Majorities by definition suppress minorities

With more than a hundred years of insight after Locke, our founders, and in particular James Madison, understood that majorities can and do also suppress minorities. As Madison noted during the Constitutional Convention in 1787, majorities themselves can be dangerous. Indeed, any law (even something so trivial as the wearing of seatbelts) is from one point of view a suppression of some minority since there is almost always someone who disagrees with it and is ready to argue for its contrary.

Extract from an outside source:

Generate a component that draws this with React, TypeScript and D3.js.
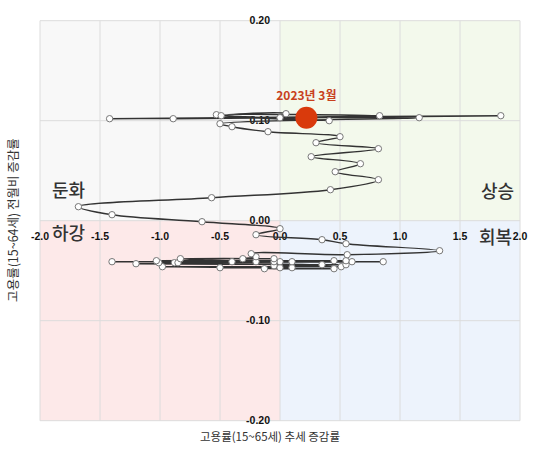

James Madison was acutely aware of this problem and for this reason argued that we need a system with checks and balances that would help fragment the power of majorities. This was one reason Madison thought having a large country was a positive and sided with the Federalists against the anti-Federalists, who thought having liberty in a large country was impossible. And, of course, the Bill of Rights itself was intended to define and protect rights that were thought so essential to liberty that they should be part of the constitution and difficult, if not impossible, to overturn. One can argue about whether the intended purposes were achieved or whether we have a system that today doesn’t work at all.

All of these issues are worthy of a much longer discussion. The point here, however, is to challenge the overly simplistic association between liberty and freedom that often masks a much deeper debate about the set of values by which we want to live. What values do we want to evoke when we make laws that set limits? The answer can’t be that we want to evoke no values at all, for any view of liberty benefits some group of people and hurts others. Even what might be presented as the default position, that we should maximize freedom and minimize restrictions, ultimately ends up benefitting those with the most wealth and harming those who are the least secure.

Don’t be taken in

Don’t be taken in, therefore, by the claims that liberty necessarily means minimal government, lower taxes, less regulation, and the opportunity for businesses to do what they will. Climate change is one good example where we need much more intervention from governments than we presently have. One can list others. The point here is that liberty means that we have a right to engage with and live by a set of values as long as we don’t suppress “meaningful minorities”* along the way. Just remember that it is a good thing, at least in this time and this place, that I couldn’t buy my daughter a tank when she turned sixteen.

************************

*What is a “meaningful minority?” Any law oppresses some minority who disagrees with it. This is inherent in a liberal society. The question is which minorities are meaningful and should not be suppressed by a majority. For example, a speed limit at 60 or 70 might suppress the minority who like to drive at 90, but we could meaningfully and rightfully argue that their rights are not as significant as, for example, those of women when they were not granted the right to vote, or African Americans when they were enslaved. A society thus has to have a set of values by which it discriminates between meaningful minorities whose rights it protects and minorities that are less significant or even trivial. Any law suppresses some minority. Arguably the values of equality and fairness enter into making these sets of distinctions. I would argue that economic differences should also matter in defining a meaningful minority.